[Raw records]
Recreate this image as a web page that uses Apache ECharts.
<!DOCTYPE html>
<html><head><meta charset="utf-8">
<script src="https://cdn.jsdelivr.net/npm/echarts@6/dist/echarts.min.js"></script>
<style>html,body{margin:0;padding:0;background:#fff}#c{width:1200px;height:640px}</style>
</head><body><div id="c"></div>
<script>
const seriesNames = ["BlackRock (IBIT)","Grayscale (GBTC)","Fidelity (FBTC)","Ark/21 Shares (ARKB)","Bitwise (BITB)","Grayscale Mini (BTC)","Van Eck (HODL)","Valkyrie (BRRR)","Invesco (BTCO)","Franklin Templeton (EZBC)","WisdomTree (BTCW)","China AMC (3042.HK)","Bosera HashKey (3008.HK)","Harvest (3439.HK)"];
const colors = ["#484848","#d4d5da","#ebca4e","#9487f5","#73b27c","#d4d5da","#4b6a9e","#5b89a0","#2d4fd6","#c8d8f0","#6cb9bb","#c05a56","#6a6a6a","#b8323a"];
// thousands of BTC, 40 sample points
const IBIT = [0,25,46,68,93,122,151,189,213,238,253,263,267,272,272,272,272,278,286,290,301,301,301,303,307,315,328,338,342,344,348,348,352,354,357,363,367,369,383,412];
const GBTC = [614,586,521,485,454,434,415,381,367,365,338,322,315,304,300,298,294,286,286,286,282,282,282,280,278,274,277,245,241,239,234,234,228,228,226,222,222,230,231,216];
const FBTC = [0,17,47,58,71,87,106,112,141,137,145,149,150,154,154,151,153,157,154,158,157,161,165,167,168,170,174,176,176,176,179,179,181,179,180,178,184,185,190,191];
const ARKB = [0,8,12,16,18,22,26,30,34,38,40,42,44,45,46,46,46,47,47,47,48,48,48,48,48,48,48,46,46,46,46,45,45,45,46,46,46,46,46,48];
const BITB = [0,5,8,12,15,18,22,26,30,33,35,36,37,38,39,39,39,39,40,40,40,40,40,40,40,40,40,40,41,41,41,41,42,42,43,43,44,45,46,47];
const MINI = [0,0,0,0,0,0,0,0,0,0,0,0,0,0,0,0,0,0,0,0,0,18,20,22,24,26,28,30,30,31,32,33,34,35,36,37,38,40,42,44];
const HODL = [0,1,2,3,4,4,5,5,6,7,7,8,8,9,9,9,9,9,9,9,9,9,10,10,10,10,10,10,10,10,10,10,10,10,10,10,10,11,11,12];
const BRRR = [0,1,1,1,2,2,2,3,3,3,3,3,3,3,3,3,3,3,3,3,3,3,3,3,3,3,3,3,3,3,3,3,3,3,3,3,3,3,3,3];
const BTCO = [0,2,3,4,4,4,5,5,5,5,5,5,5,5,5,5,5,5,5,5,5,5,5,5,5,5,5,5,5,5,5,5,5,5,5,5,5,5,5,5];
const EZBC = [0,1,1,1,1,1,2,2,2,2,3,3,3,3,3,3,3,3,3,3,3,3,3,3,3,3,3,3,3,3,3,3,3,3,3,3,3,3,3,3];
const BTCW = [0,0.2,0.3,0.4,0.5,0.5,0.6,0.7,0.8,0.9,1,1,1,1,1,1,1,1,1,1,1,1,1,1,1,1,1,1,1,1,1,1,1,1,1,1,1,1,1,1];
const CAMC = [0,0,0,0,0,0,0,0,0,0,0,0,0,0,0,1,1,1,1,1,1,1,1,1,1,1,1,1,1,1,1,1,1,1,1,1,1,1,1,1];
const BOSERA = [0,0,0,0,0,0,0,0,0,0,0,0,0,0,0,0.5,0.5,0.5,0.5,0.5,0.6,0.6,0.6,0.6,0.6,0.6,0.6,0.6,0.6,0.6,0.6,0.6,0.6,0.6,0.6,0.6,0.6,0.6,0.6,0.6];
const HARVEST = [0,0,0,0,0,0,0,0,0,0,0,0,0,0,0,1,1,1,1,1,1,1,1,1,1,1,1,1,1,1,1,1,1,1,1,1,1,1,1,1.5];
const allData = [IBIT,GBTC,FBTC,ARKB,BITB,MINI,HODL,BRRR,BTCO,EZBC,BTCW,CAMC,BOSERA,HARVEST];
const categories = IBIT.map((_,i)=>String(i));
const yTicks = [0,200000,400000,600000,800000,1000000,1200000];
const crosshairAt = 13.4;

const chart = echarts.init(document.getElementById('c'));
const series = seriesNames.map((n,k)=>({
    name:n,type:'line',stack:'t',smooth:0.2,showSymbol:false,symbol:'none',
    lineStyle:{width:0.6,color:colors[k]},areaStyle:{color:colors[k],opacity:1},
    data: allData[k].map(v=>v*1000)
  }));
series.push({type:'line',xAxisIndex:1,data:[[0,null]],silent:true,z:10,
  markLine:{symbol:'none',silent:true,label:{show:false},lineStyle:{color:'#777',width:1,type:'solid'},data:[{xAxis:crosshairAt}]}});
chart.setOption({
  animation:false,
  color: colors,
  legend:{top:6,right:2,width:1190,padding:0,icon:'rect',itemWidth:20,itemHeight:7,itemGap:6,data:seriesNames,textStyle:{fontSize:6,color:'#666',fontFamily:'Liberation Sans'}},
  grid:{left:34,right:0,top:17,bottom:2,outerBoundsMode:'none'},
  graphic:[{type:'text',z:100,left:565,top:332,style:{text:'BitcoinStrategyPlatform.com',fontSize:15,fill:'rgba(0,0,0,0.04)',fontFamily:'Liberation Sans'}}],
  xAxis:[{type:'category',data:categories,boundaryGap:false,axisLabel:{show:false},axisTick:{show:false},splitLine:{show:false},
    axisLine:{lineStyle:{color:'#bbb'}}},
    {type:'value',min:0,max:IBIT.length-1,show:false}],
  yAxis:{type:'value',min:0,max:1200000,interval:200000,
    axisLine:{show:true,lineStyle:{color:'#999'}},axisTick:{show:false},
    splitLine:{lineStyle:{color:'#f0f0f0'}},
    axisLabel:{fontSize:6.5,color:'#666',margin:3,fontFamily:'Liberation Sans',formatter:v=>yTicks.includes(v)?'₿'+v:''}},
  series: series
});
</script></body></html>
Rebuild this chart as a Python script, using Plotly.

- _TASK TO CARRY OUT_: Please copy out each record, character for character.

- _RESULT OF THE TASK_:
Recreate this image as a web page that uses Apache ECharts.
<!DOCTYPE html>
<html><head><meta charset="utf-8">
<script src="https://cdn.jsdelivr.net/npm/echarts@6/dist/echarts.min.js"></script>
<style>html,body{margin:0;padding:0;background:#fff}#c{width:1200px;height:640px}</style>
</head><body><div id="c"></div>
<script>
const seriesNames = ["BlackRock (IBIT)","Grayscale (GBTC)","Fidelity (FBTC)","Ark/21 Shares (ARKB)","Bitwise (BITB)","Grayscale Mini (BTC)","Van Eck (HODL)","Valkyrie (BRRR)","Invesco (BTCO)","Franklin Templeton (EZBC)","WisdomTree (BTCW)","China AMC (3042.HK)","Bosera HashKey (3008.HK)","Harvest (3439.HK)"];
const colors = ["#484848","#d4d5da","#ebca4e","#9487f5","#73b27c","#d4d5da","#4b6a9e","#5b89a0","#2d4fd6","#c8d8f0","#6cb9bb","#c05a56","#6a6a6a","#b8323a"];
// thousands of BTC, 40 sample points
const IBIT = [0,25,46,68,93,122,151,189,213,238,253,263,267,272,272,272,272,278,286,290,301,301,301,303,307,315,328,338,342,344,348,348,352,354,357,363,367,369,383,412];
const GBTC = [614,586,521,485,454,434,415,381,367,365,338,322,315,304,300,298,294,286,286,286,282,282,282,280,278,274,277,245,241,239,234,234,228,228,226,222,222,230,231,216];
const FBTC = [0,17,47,58,71,87,106,112,141,137,145,149,150,154,154,151,153,157,154,158,157,161,165,167,168,170,174,176,176,176,179,179,181,179,180,178,184,185,190,191];
const ARKB = [0,8,12,16,18,22,26,30,34,38,40,42,44,45,46,46,46,47,47,47,48,48,48,48,48,48,48,46,46,46,46,45,45,45,46,46,46,46,46,48];
const BITB = [0,5,8,12,15,18,22,26,30,33,35,36,37,38,39,39,39,39,40,40,40,40,40,40,40,40,40,40,41,41,41,41,42,42,43,43,44,45,46,47];
const MINI = [0,0,0,0,0,0,0,0,0,0,0,0,0,0,0,0,0,0,0,0,0,18,20,22,24,26,28,30,30,31,32,33,34,35,36,37,38,40,42,44];
const HODL = [0,1,2,3,4,4,5,5,6,7,7,8,8,9,9,9,9,9,9,9,9,9,10,10,10,10,10,10,10,10,10,10,10,10,10,10,10,11,11,12];
const BRRR = [0,1,1,1,2,2,2,3,3,3,3,3,3,3,3,3,3,3,3,3,3,3,3,3,3,3,3,3,3,3,3,3,3,3,3,3,3,3,3,3];
const BTCO = [0,2,3,4,4,4,5,5,5,5,5,5,5,5,5,5,5,5,5,5,5,5,5,5,5,5,5,5,5,5,5,5,5,5,5,5,5,5,5,5];
const EZBC = [0,1,1,1,1,1,2,2,2,2,3,3,3,3,3,3,3,3,3,3,3,3,3,3,3,3,3,3,3,3,3,3,3,3,3,3,3,3,3,3];
const BTCW = [0,0.2,0.3,0.4,0.5,0.5,0.6,0.7,0.8,0.9,1,1,1,1,1,1,1,1,1,1,1,1,1,1,1,1,1,1,1,1,1,1,1,1,1,1,1,1,1,1];
const CAMC = [0,0,0,0,0,0,0,0,0,0,0,0,0,0,0,1,1,1,1,1,1,1,1,1,1,1,1,1,1,1,1,1,1,1,1,1,1,1,1,1];
const BOSERA = [0,0,0,0,0,0,0,0,0,0,0,0,0,0,0,0.5,0.5,0.5,0.5,0.5,0.6,0.6,0.6,0.6,0.6,0.6,0.6,0.6,0.6,0.6,0.6,0.6,0.6,0.6,0.6,0.6,0.6,0.6,0.6,0.6];
const HARVEST = [0,0,0,0,0,0,0,0,0,0,0,0,0,0,0,1,1,1,1,1,1,1,1,1,1,1,1,1,1,1,1,1,1,1,1,1,1,1,1,1.5];
const allData = [IBIT,GBTC,FBTC,ARKB,BITB,MINI,HODL,BRRR,BTCO,EZBC,BTCW,CAMC,BOSERA,HARVEST];
const categories = IBIT.map((_,i)=>String(i));
const yTicks = [0,200000,400000,600000,800000,1000000,1200000];
const crosshairAt = 13.4;

const chart = echarts.init(document.getElementById('c'));
const series = seriesNames.map((n,k)=>({
    name:n,type:'line',stack:'t',smooth:0.2,showSymbol:false,symbol:'none',
    lineStyle:{width:0.6,color:colors[k]},areaStyle:{color:colors[k],opacity:1},
    data: allData[k].map(v=>v*1000)
  }));
series.push({type:'line',xAxisIndex:1,data:[[0,null]],silent:true,z:10,
  markLine:{symbol:'none',silent:true,label:{show:false},lineStyle:{color:'#777',width:1,type:'solid'},data:[{xAxis:crosshairAt}]}});
chart.setOption({
  animation:false,
  color: colors,
  legend:{top:6,right:2,width:1190,padding:0,icon:'rect',itemWidth:20,itemHeight:7,itemGap:6,data:seriesNames,textStyle:{fontSize:6,color:'#666',fontFamily:'Liberation Sans'}},
  grid:{left:34,right:0,top:17,bottom:2,outerBoundsMode:'none'},
  graphic:[{type:'text',z:100,left:565,top:332,style:{text:'BitcoinStrategyPlatform.com',fontSize:15,fill:'rgba(0,0,0,0.04)',fontFamily:'Liberation Sans'}}],
  xAxis:[{type:'category',data:categories,boundaryGap:false,axisLabel:{show:false},axisTick:{show:false},splitLine:{show:false},
    axisLine:{lineStyle:{color:'#bbb'}}},
    {type:'value',min:0,max:IBIT.length-1,show:false}],
  yAxis:{type:'value',min:0,max:1200000,interval:200000,
    axisLine:{show:true,lineStyle:{color:'#999'}},axisTick:{show:false},
    splitLine:{lineStyle:{color:'#f0f0f0'}},
    axisLabel:{fontSize:6.5,color:'#666',margin:3,fontFamily:'Liberation Sans',formatter:v=>yTicks.includes(v)?'₿'+v:''}},
  series: series
});
</script></body></html>
Rebuild this chart as a Python script, using Plotly.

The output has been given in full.